Problem details -
Print nothing but the lines from the start of the listing below through the line that contains "const yTicks = [0, 10, 20, 30, 40, 50, 60, 70];". Do not include the pictures.

Given information -
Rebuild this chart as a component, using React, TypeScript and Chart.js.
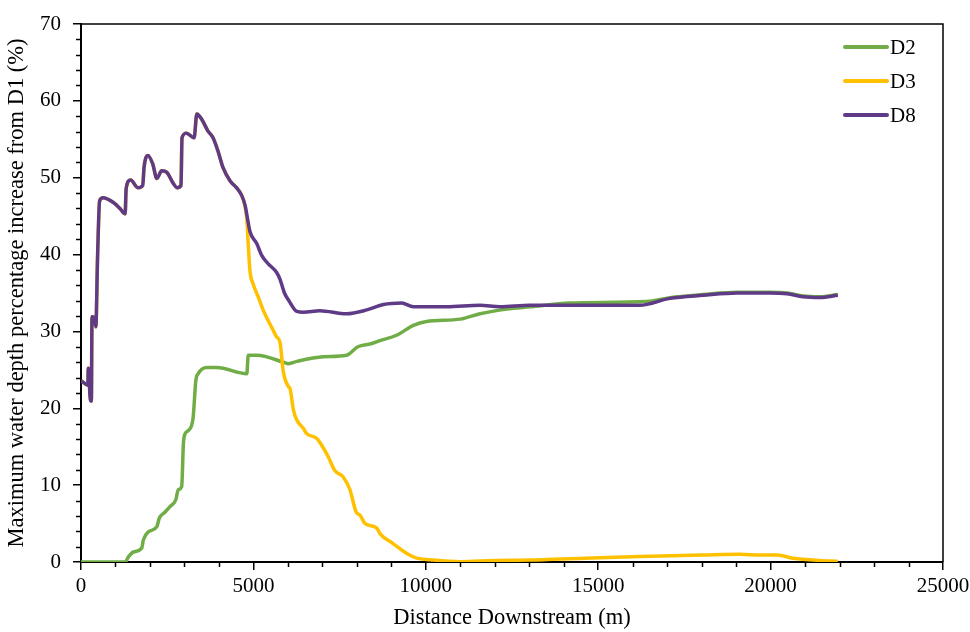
import React, { useEffect, useRef } from 'react';
import { Chart, registerables } from 'chart.js';

Chart.register(...registerables);

const FONT = "'Liberation Serif', 'Times New Roman', serif";

const seriesNames = ['D2', 'D3', 'D8'];
const seriesColors = ['#70AD47', '#FFC000', '#5E3A87'];

const xTicks = [0, 5000, 10000, 15000, 20000, 25000];
const yTicks = [0, 10, 20, 30, 40, 50, 60, 70];

const d2X = [0, 1280, 1380, 1520, 1760, 1810, 1950, 2200, 2270, 2440, 2580, 2750, 2820, 2920, 2970, 3010, 3110, 3250, 3330, 3400, 3650, 3940, 4810, 4850, 5100, 5870, 6020, 6260, 7030, 7700, 8030, 8410, 8670, 9150, 9640, 10020, 11000, 11570, 12350, 13020, 14180, 16400, 17080, 18040, 19030, 19980, 20480, 20940, 21430, 21950];
const d2Y = [0, 0, 0.7, 1.3, 1.8, 2.9, 3.9, 4.6, 5.7, 6.5, 7.2, 8.1, 9.4, 9.8, 15.4, 16.6, 17.1, 18.7, 23.6, 24.5, 25.3, 25.3, 24.5, 26.9, 26.9, 26.0, 25.8, 26.1, 26.7, 26.9, 28.0, 28.4, 28.8, 29.5, 30.8, 31.3, 31.6, 32.3, 32.9, 33.2, 33.7, 33.9, 34.4, 34.8, 35.1, 35.1, 35.0, 34.6, 34.5, 34.8];

const d8X = [0, 120, 200, 210, 240, 250, 300, 320, 400, 430, 480, 540, 640, 930, 1130, 1280, 1310, 1440, 1650, 1790, 1830, 1940, 2080, 2200, 2340, 2490, 2670, 2790, 2900, 2930, 3060, 3280, 3360, 3500, 3680, 3830, 3970, 4120, 4320, 4510, 4660, 4760, 4805, 4900, 5100, 5240, 5430, 5670, 5770, 5900, 6030, 6260, 6450, 6930, 7700, 8290, 8770, 9300, 9640, 10600, 11570, 12150, 13020, 14500, 16200, 17080, 18040, 19030, 19980, 20480, 20940, 21430, 21950];
const d8Y = [23.6, 23.2, 23.0, 25.2, 25.0, 22.5, 20.9, 31.9, 31.6, 30.6, 39.6, 47.0, 47.4, 46.8, 46.0, 45.3, 48.6, 49.7, 48.7, 49.0, 51.4, 52.9, 51.8, 49.9, 50.9, 50.7, 49.3, 48.7, 49.0, 55.2, 55.8, 55.2, 58.3, 57.6, 56.1, 55.2, 53.5, 51.3, 49.6, 48.7, 47.7, 46.4, 45.3, 43.0, 41.4, 39.9, 38.8, 37.7, 36.8, 35.0, 34.0, 32.6, 32.5, 32.7, 32.3, 32.8, 33.5, 33.7, 33.2, 33.2, 33.4, 33.2, 33.4, 33.4, 33.4, 34.3, 34.7, 35.0, 35.0, 34.9, 34.5, 34.4, 34.7];

const d3X = [0, 120, 200, 210, 240, 250, 300, 320, 400, 430, 480, 540, 640, 930, 1130, 1280, 1310, 1440, 1650, 1790, 1830, 1940, 2080, 2200, 2340, 2490, 2670, 2790, 2900, 2930, 3060, 3280, 3360, 3500, 3680, 3830, 3970, 4120, 4320, 4510, 4660, 4760, 4805, 4850, 4900, 4990, 5140, 5290, 5430, 5580, 5670, 5770, 5870, 6020, 6060, 6160, 6255, 6447, 6545, 6830, 6980, 7170, 7360, 7600, 7800, 7980, 8090, 8240, 8580, 8670, 9050, 9450, 9740, 10120, 11000, 11960, 13020, 14600, 16200, 18040, 19120, 19700, 20190, 20650, 21430, 21950];
const d3Y = [23.6, 23.2, 23.0, 25.2, 25.0, 22.5, 20.9, 31.9, 31.6, 30.6, 39.6, 47.0, 47.4, 46.8, 46.0, 45.3, 48.6, 49.7, 48.7, 49.0, 51.4, 52.9, 51.8, 49.9, 50.9, 50.7, 49.3, 48.7, 49.0, 55.2, 55.8, 55.2, 58.3, 57.6, 56.1, 55.2, 53.5, 51.3, 49.6, 48.7, 47.7, 46.2, 44.8, 41.4, 37.9, 36.2, 34.5, 32.7, 31.4, 30.1, 29.3, 28.6, 24.7, 22.8, 22.6, 19.8, 18.5, 17.4, 16.7, 16.1, 15.2, 13.7, 11.9, 11.1, 9.4, 6.5, 6.1, 5.0, 4.4, 3.7, 2.4, 1.1, 0.5, 0.3, 0.04, 0.2, 0.26, 0.5, 0.7, 0.9, 1.0, 0.9, 0.9, 0.5, 0.2, 0.1];

const xs = [d2X, d3X, d8X];
const ys = [d2Y, d3Y, d8Y];

const frameAndTicks = {
  id: 'frameAndTicks',
  afterDraw(chart: any) {
    const { ctx, chartArea } = chart;
    const xs_ = chart.scales.x;
    const ys_ = chart.scales.y;
    ctx.save();
    ctx.strokeStyle = '#000';
    ctx.lineWidth = 1.5;
    ctx.beginPath();
    ctx.moveTo(chartArea.left, chartArea.top);
    ctx.lineTo(chartArea.right, chartArea.top);
    ctx.lineTo(chartArea.right, chartArea.bottom);
    ctx.stroke();
    ctx.beginPath();
    for (let v = 0; v <= 25000; v += 1000) {
      if (v % 5000 === 0) continue;
      const px = Math.round(xs_.getPixelForValue(v)) + 0.5;
      ctx.moveTo(px, chartArea.bottom);
      ctx.lineTo(px, chartArea.bottom + 5);
    }
    for (let v = 0; v <= 70; v += 2) {
      if (v % 10 === 0) continue;
      const py = Math.round(ys_.getPixelForValue(v)) + 0.5;
      ctx.moveTo(chartArea.left, py);
      ctx.lineTo(chartArea.left - 5, py);
    }
    ctx.stroke();
    ctx.font = `21px ${FONT}`;
    ctx.textBaseline = 'middle';
    ctx.textAlign = 'left';
    chart.data.datasets.forEach((ds: any, i: number) => {
      const y = chartArea.top + 23 + i * 34;
      const x0 = chartArea.right - 98;
      ctx.strokeStyle = ds.borderColor;
      ctx.lineWidth = 4;
      ctx.lineCap = 'round';
      ctx.beginPath();
      ctx.moveTo(x0, y);
      ctx.lineTo(x0 + 42, y);
      ctx.stroke();
      ctx.fillStyle = '#000';
      ctx.fillText(ds.label, x0 + 45, y + 1);
    });
    ctx.restore();
  },
};

export default function App() {
  const ref = useRef<HTMLCanvasElement>(null);
  useEffect(() => {
    if (!ref.current) return;
    const datasets = seriesNames.map((name, i) => ({
      label: name,
      data: xs[i].map((x, j) => ({ x, y: ys[i][j] })),
      borderColor: seriesColors[i],
      backgroundColor: seriesColors[i],
      borderWidth: 3.5,
      pointRadius: 0,
      cubicInterpolationMode: 'monotone' as const,
      fill: false,
      order: 3 - i,
    }));
    const chart = new Chart(ref.current, {
      type: 'line',
      data: { datasets },
      options: {
        animation: false,
        responsive: false,
        maintainAspectRatio: false,
        layout: { padding: { top: 24, right: 27, left: 0, bottom: 0 } },
        plugins: { legend: { display: false }, tooltip: { enabled: false } },
        scales: {
          x: {
            type: 'linear',
            min: 0,
            max: 25000,
            afterBuildTicks: (s: any) => { s.ticks = xTicks.map((v) => ({ value: v })); },
            afterFit: (s: any) => { s.height = 70; s.paddingRight = 0; s.paddingLeft = 0; },
            grid: { drawOnChartArea: false, drawTicks: true, tickLength: 8, color: '#000', lineWidth: 1.5 },
            border: { color: '#000', width: 2 },
            ticks: { color: '#000', font: { family: FONT, size: 21 }, padding: 4, maxRotation: 0, callback: (v: any) => String(v) },
            title: { display: true, text: 'Distance Downstream (m)', color: '#000', font: { family: FONT, size: 22.5 }, padding: { top: 2, bottom: 0 } },
          },
          y: {
            type: 'linear',
            min: 0,
            max: 70,
            afterBuildTicks: (s: any) => { s.ticks = yTicks.map((v) => ({ value: v })); },
            afterFit: (s: any) => { s.width = 81; s.paddingTop = 0; s.paddingBottom = 0; },
            grid: { drawOnChartArea: false, drawTicks: true, tickLength: 8, color: '#000', lineWidth: 1.5 },
            border: { color: '#000', width: 2 },
            ticks: { color: '#000', font: { family: FONT, size: 21 }, padding: 12, callback: (v: any) => String(v) },
            title: { display: true, text: 'Maximum water depth percentage increase from D1 (%)', color: '#000', font: { family: FONT, size: 22.5 }, padding: { top: 4, bottom: 4 } },
          },
        },
      },
      plugins: [frameAndTicks],
    });
    return () => chart.destroy();
  }, []);
  return (
    <div style={{ position: 'fixed', left: 0, top: 0, width: 970, height: 632, background: '#fff' }}>
      <canvas ref={ref} width={970} height={632} style={{ width: 970, height: 632 }} />
    </div>
  );
}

Answer -
Rebuild this chart as a component, using React, TypeScript and Chart.js.
import React, { useEffect, useRef } from 'react';
import { Chart, registerables } from 'chart.js';

Chart.register(...registerables);

const FONT = "'Liberation Serif', 'Times New Roman', serif";

const seriesNames = ['D2', 'D3', 'D8'];
const seriesColors = ['#70AD47', '#FFC000', '#5E3A87'];

const xTicks = [0, 5000, 10000, 15000, 20000, 25000];
const yTicks = [0, 10, 20, 30, 40, 50, 60, 70];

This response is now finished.